The prison refused to entertain the grievance, but permitted Richey to refile his complaint with the offensive language omitted. Richey refused to comply and instead submitted a second grievance that repeated much of the original language, adding, “[i]t is no wonder why guards are slapped and strangled by some prisoners.” Id., at 111a. The record reflects that Richey’s grievance came “just a few months after an inmate actually did murder a DOC staff member” at a Washington state prison “by strangling her to death.” Id., at 106a.

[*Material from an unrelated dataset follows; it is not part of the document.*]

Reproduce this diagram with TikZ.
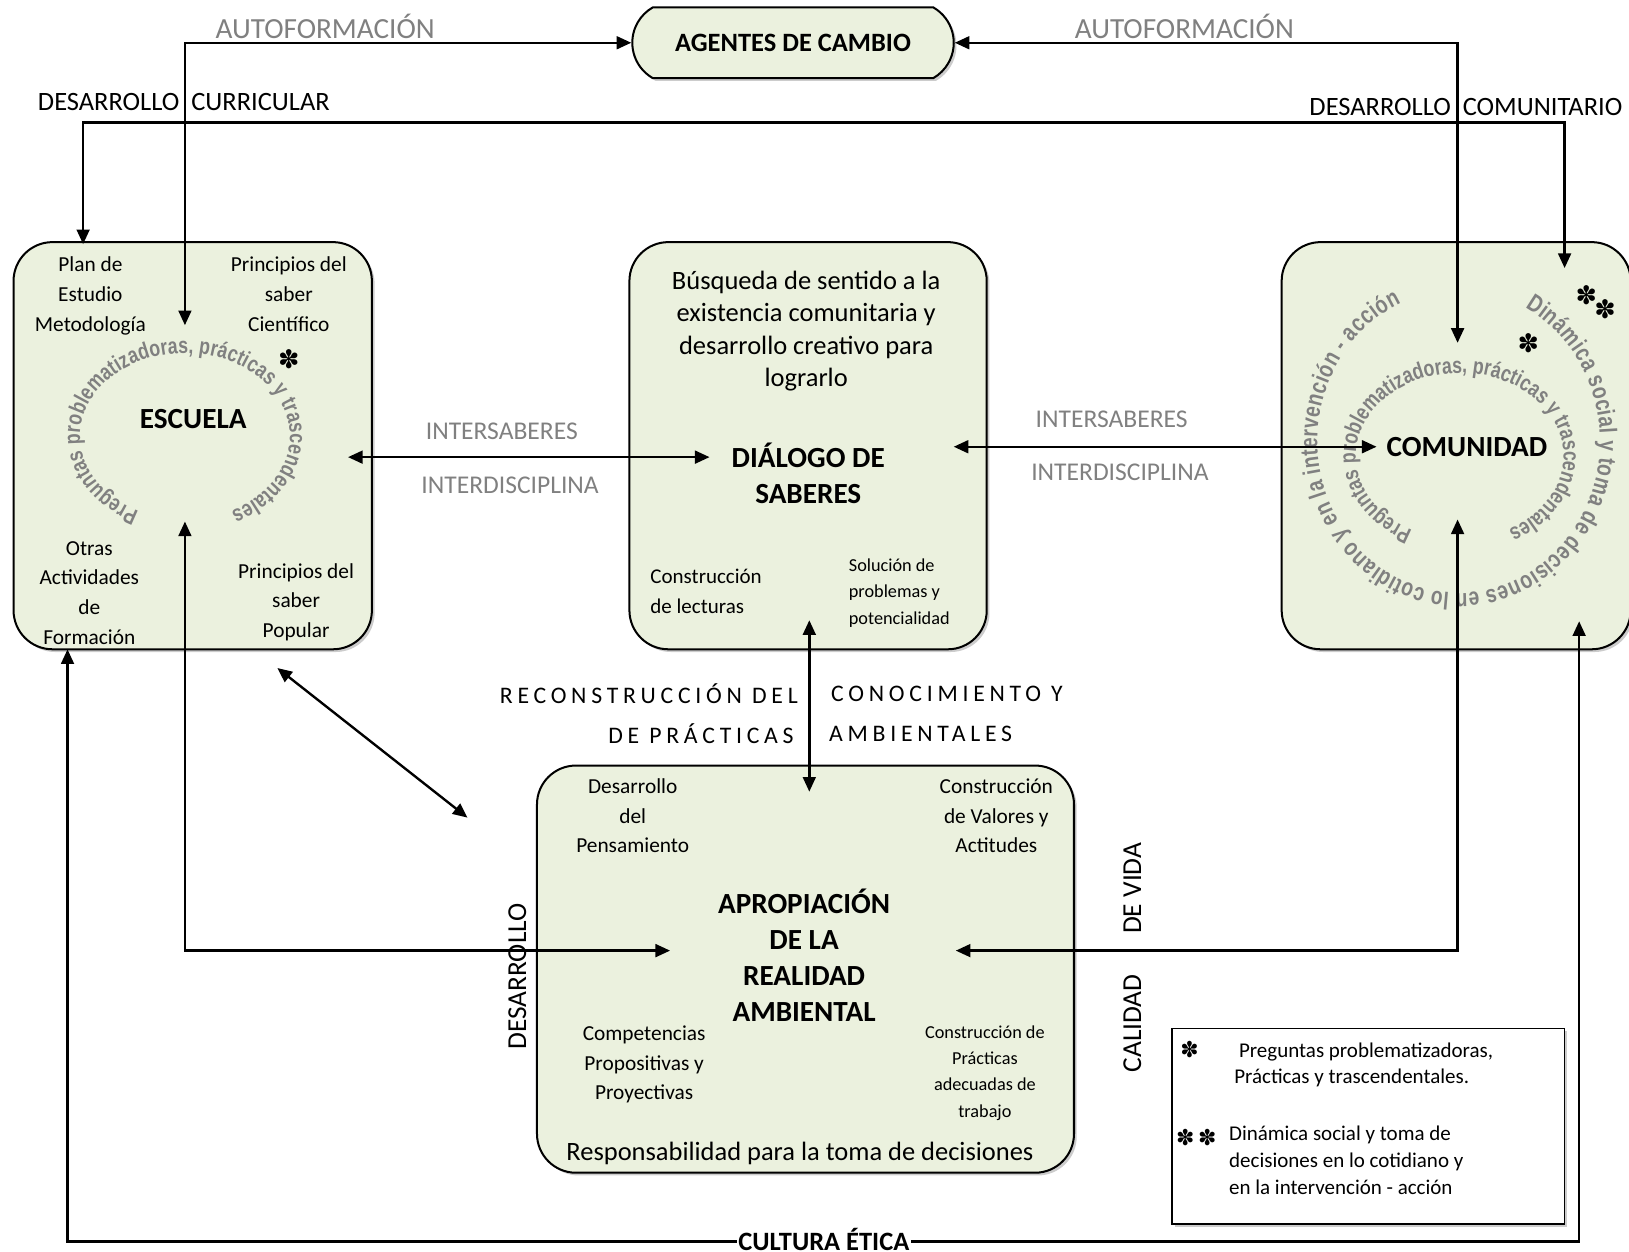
\documentclass[tikz,border=0pt]{standalone}
\usepackage{fontspec}
\setmainfont{Carlito}
\newfontfamily\arcfont[FakeStretch=0.78]{Liberation Sans Bold}
\newfontfamily\starfont{DejaVu Sans}
\usetikzlibrary{positioning, arrows.meta, decorations.text, shadows, shapes.misc}
\definecolor{boxgreen}{HTML}{EBF1DE}
\definecolor{labelgray}{HTML}{808080}
\tikzset{
  every node/.style={text=black, inner sep=1pt, font=\fontsize{11.7}{16.2}\selectfont},
  box/.style={draw=black, fill=boxgreen, line width=1.1pt, rounded corners=0.75cm, minimum width=6.9cm, minimum height=7.84cm, drop shadow={shadow xshift=1.5pt, shadow yshift=-1.5pt, fill=black!40}},
  title/.style={font=\bfseries\fontsize{16}{20}\selectfont},
  caps/.style={font=\fontsize{15}{18}\selectfont},
  soft/.style={text=labelgray, font=\fontsize{14}{17}\selectfont},
  spaced/.style={font=\fontsize{13}{16}\selectfont\addfontfeature{LetterSpace=20}},
  small/.style={font=\fontsize{10}{14.3}\selectfont},
  starmark/.style={font=\starfont\fontsize{14}{14}\selectfont, inner sep=0pt},
  link/.style={draw=black, line width=1.3pt, {Triangle[length=8pt,width=7pt]}-{Triangle[length=8pt,width=7pt]}},
  ringsmall/.style={decorate, decoration={text effects along path, text={#1}, text effects/.cd, text along path,
    fit text to path, characters={inner sep=0pt, text=labelgray, font=\arcfont\fontsize{12.5}{13}\selectfont}}},
  ringbig/.style={decorate, decoration={text effects along path, text={#1}, text effects/.cd, text along path,
    fit text to path, characters={inner sep=0pt, text=labelgray, font=\arcfont\fontsize{13.5}{14}\selectfont}}}
}

\begin{document}
\begin{tikzpicture}[x=0.02cm, y=-0.02cm]
  \useasboundingbox (0,0) rectangle (1568,1205);

  % Boxes
  \node (escuela) [box] at (185.5,429) {};
  \node (dialogo) [box, right=4.92cm of escuela, minimum width=6.88cm] {};
  \node (comunidad) [box, right=5.64cm of dialogo, minimum width=6.72cm] {};
  \node (apropiacion) [box, below=2.2cm of dialogo, xshift=-0.05cm, minimum width=10.34cm] {};
  \node (agentes) [above=3.12cm of dialogo, xshift=-0.29cm, draw=black, fill=boxgreen, line width=1.1pt,
    rounded rectangle, rounded rectangle arc length=120, minimum width=6.26cm, minimum height=1.36cm,
    font=\bfseries\fontsize{14.5}{17}\selectfont, drop shadow={shadow xshift=1.5pt, shadow yshift=-1.5pt, fill=black!40}] {AGENTES DE CAMBIO};
  \node (legend) [draw=black, line width=0.9pt, fill=white, minimum width=7.56cm, minimum height=3.76cm,
    drop shadow={shadow xshift=1.5pt, shadow yshift=-1.5pt, fill=black!40}] at (1317,1084) {};

  % Rings of text
  \path[ringsmall={Preguntas problematizadoras, prácticas y trascendentales}]
    ([shift={(116:101 and 80)}]178,420) arc[start angle=116, end angle=424, x radius=101, y radius=80];
  \path[ringsmall={Preguntas problematizadoras, prácticas y trascendentales}]
    ([shift={(117:100 and 80)}]1405,439) arc[start angle=117, end angle=422, x radius=100, y radius=80];
  \path[ringbig={Dinámica social y toma de decisiones en lo cotidiano y en la intervención - acción}]
    ([shift={(-62:136 and 146)}]1404,425) arc[start angle=-62, end angle=246, x radius=136, y radius=146];

  % Escuela
  \node (plan) at (87,284.5) {\begin{tabular}{c} Plan de\\ Estudio\\ Metodología \end{tabular}};
  \node (cientifico) at (278,284.5) {\begin{tabular}{c} Principios del\\ saber\\ Científico \end{tabular}};
  \node (escuelaT) [title] at (186,403) {ESCUELA};
  \node (otras) at (86,571.5) {\begin{tabular}{c} Otras\\ Actividades\\ de\\ Formación \end{tabular}};
  \node (popular) at (285,579.5) {\begin{tabular}{c} Principios del\\ saber\\ Popular \end{tabular}};
  \node (escStar) [starmark] at (278,346) {✽};

  % Dialogo
  \node (busqueda) [font=\fontsize{14.5}{17.8}\selectfont] at (776,319) {\begin{tabular}{c}
      Búsqueda de sentido a la\\ existencia comunitaria y\\ desarrollo creativo para\\ lograrlo \end{tabular}};
  \node (dialogoT) [title, font=\bfseries\fontsize{16}{19.9}\selectfont] at (778,460.5) {\begin{tabular}{c} DIÁLOGO DE\\ SABERES \end{tabular}};
  \node (lecturas) [anchor=west, font=\fontsize{11.5}{16.5}\selectfont] at (624,570.5) {\begin{tabular}{@{}l@{}} Construcción\\ de lecturas \end{tabular}};
  \node (solucion) [anchor=west, small] at (815,570.5) {\begin{tabular}{@{}l@{}} Solución de\\ problemas y\\ potencialidad \end{tabular}};

  % Comunidad
  \node (comunidadT) [title] at (1412,430) {COMUNIDAD};
  \node (comStar) [starmark] at (1471,330) {✽};
  \node (comStarA) [starmark] at (1527,284) {✽};
  \node (comStarB) [starmark] at (1545,298) {✽};

  % Apropiacion
  \node (pensamiento) at (609,786.5) {\begin{tabular}{c} Desarrollo\\ del\\ Pensamiento \end{tabular}};
  \node (valores) at (959,786.5) {\begin{tabular}{c} Construcción\\ de Valores y\\ Actitudes \end{tabular}};
  \node (apropiacionT) [font=\bfseries\fontsize{16}{19.7}\selectfont] at (774,924) {\begin{tabular}{c}
      APROPIACIÓN\\ DE LA\\ REALIDAD\\ AMBIENTAL \end{tabular}};
  \node (competencias) at (620,1024.5) {\begin{tabular}{c} Competencias\\ Propositivas y\\ Proyectivas \end{tabular}};
  \node (practicas) [small] at (948,1032.5) {\begin{tabular}{c} Construcción de\\ Prácticas\\ adecuadas de\\ trabajo \end{tabular}};
  \node (responsabilidad) [font=\fontsize{14.5}{17}\selectfont] at (770,1110) {Responsabilidad para la toma de decisiones};

  % Labels
  \node (autoL) [soft, font=\fontsize{16}{18}\selectfont] at (313,25) {AUTOFORMACIÓN};
  \node (autoR) [soft, font=\fontsize{16}{18}\selectfont] at (1140,25) {AUTOFORMACIÓN};
  \node (curricular) [caps, font=\fontsize{14.5}{17}\selectfont] at (177,98) {DESARROLLO\ \ CURRICULAR};
  \node (comunitario) [caps, font=\fontsize{14.5}{17}\selectfont] at (1411,103) {DESARROLLO\ \ COMUNITARIO};
  \node (interL1) [soft] at (483,415) {INTERSABERES};
  \node (interL2) [soft] at (491,467) {INTERDISCIPLINA};
  \node (interR1) [soft] at (1070,404) {INTERSABERES};
  \node (interR2) [soft] at (1078,455) {INTERDISCIPLINA};
  \node (recon1) [spaced, anchor=east] at (770,668) {RECONSTRUCCIÓN DEL};
  \node (recon2) [spaced, anchor=west] at (798,668) {CONOCIMIENTO Y};
  \node (recon3) [spaced, anchor=east] at (766,706) {DE PRÁCTICAS};
  \node (recon4) [spaced, anchor=west] at (796,706) {AMBIENTALES};
  \node (desarrollo) [caps, rotate=90] at (498,940) {DESARROLLO};
  \node (devida) [caps, rotate=90] at (1090,855) {DE VIDA};
  \node (calidad) [caps, rotate=90] at (1090,985) {CALIDAD};

  % Legend
  \node (legStar) [starmark, font=\starfont\fontsize{12}{12}\selectfont] at (1145,1010) {✽};
  \node (legOne) [anchor=west, font=\fontsize{11.5}{14.5}\selectfont] at (1186,1025.5) {\begin{tabular}{@{}l@{}}
      \ Preguntas problematizadoras,\\ Prácticas y trascendentales. \end{tabular}};
  \node (legStarA) [starmark, font=\starfont\fontsize{12}{12}\selectfont] at (1141,1095) {✽};
  \node (legStarB) [starmark, font=\starfont\fontsize{12}{12}\selectfont] at (1162,1095) {✽};
  \node (legTwo) [anchor=west, font=\fontsize{11.5}{14.8}\selectfont] at (1181,1119) {\begin{tabular}{@{}l@{}}
      Dinámica social y toma de\\ decisiones en lo cotidiano y\\ en la intervención - acción \end{tabular}};

  % Connector ends
  \coordinate (escTop) at (178,313);
  \coordinate (comTop) at (1403,330);
  \coordinate (escCurr) at (80,235);
  \coordinate (currBend) at (80,118);
  \coordinate (comCurr) at (1506,258);
  \coordinate (escMid) at (335,440);
  \coordinate (dlgLeft) at (683,440);
  \coordinate (dlgRight) at (918,430);
  \coordinate (comMid) at (1325,430);
  \coordinate (dlgLow) at (779,597);
  \coordinate (aprTop) at (779,762);
  \coordinate (escLow) at (178,502);
  \coordinate (aprLeft) at (645,915);
  \coordinate (comLow) at (1403,500);
  \coordinate (aprRight) at (920,915);
  \coordinate (escCorner) at (267,643);
  \coordinate (aprCorner) at (450,787);
  \coordinate (escFoot) at (65,625);
  \coordinate (ethicL) at (65,1195);
  \coordinate (ethicR) at (1520,1195);
  \coordinate (comFoot) at (1520,598);

  % Connectors
  \draw[link] (escTop) |- (agentes.west);
  \draw[link] (agentes.east) -| (comTop);
  \draw[link] (escCurr) -- (currBend) -| (comCurr);
  \draw[link] (escMid) -- (dlgLeft);
  \draw[link] (dlgRight) -- (comMid);
  \draw[link] (dlgLow) -- (aprTop);
  \draw[link] (escLow) |- (aprLeft);
  \draw[link] (comLow) |- (aprRight);
  \draw[link] (escCorner) -- (aprCorner);
  \draw[link] (escFoot) -- (ethicL) -- (ethicR) -- (comFoot);
  \node (cultura) [fill=white, font=\bfseries\fontsize{14.5}{17}\selectfont] at (793,1193) {CULTURA ÉTICA};
\end{tikzpicture}
\end{document}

Petitioner Dennis Dahne, a prison employee who processes inmate grievances, refused to accept Richey’s modified grievance. Dahne later explained that his decision was based on the fact that the grievance contained “so much irrelevant, inappropriate, and borderline threatening extra language.” Ibid. When Dahne refused to process Richey’s modified grievance, Richey filed this action in Federal District Court, claiming that Dahne violated his First Amendment free-speech and petition rights. Al-though the District Court originally dismissed Richey’s claim, that decision was reversed by the United States Court of Appeals for the Ninth Circuit, which held that Richey stated a valid claim for relief under the First Amendment. See Richey v. Dahne, 624 Fed. Appx. 525, 526 (2015). In the decision below, the Ninth Circuit doubled down on its earlier ruling, holding that prisoners have a clearly established constitutional right to use “disrespectful” language in prison grievances and that Richey was entitled to summary judgment on his First Amendment claim. 733 Fed. Appx. 881, 883–884 (2018).
We have made it clear that prisoners do not retain all of the free speech rights enjoyed by persons who are not incarcerated. See, e.g., Shaw v. Murphy, 532 U. S. 223, 229 (2001). Prisons are dangerous places. To maintain order, prison authorities may insist on compliance with rules that would not be permitted in the outside world. See Turner v. Safley, 482 U. S. 78, 89–91 (1987). Even if a prison must accept grievances containing personal insults of guards, a proposition that is not self-evident, 1 * does it follow that prisons must tolerate veiled threats? I doubt it, but if the Court is uncertain, we should grant review in this case. Perhaps there is more here than is apparent on the submissions before us, but based on those submissions, the decision of the Ninth Circuit defies both our precedents and common sense.
1* Indeed, several courts have upheld prison rules barring or punishing prisoners’ use of insolent, disrespectful, or profane language in written grievances and complaints. See, e.g., Smith v. Mosley, 532 F. 3d 1270, 1274, 1277 (CA11 2008); Ustrak v. Fairman, 781 F. 2d 573, 580 (CA7 1986);In re Parmelee, 115 Wash. App. 273, 283–285, 63 P. 3d 800, 806–807 (2003).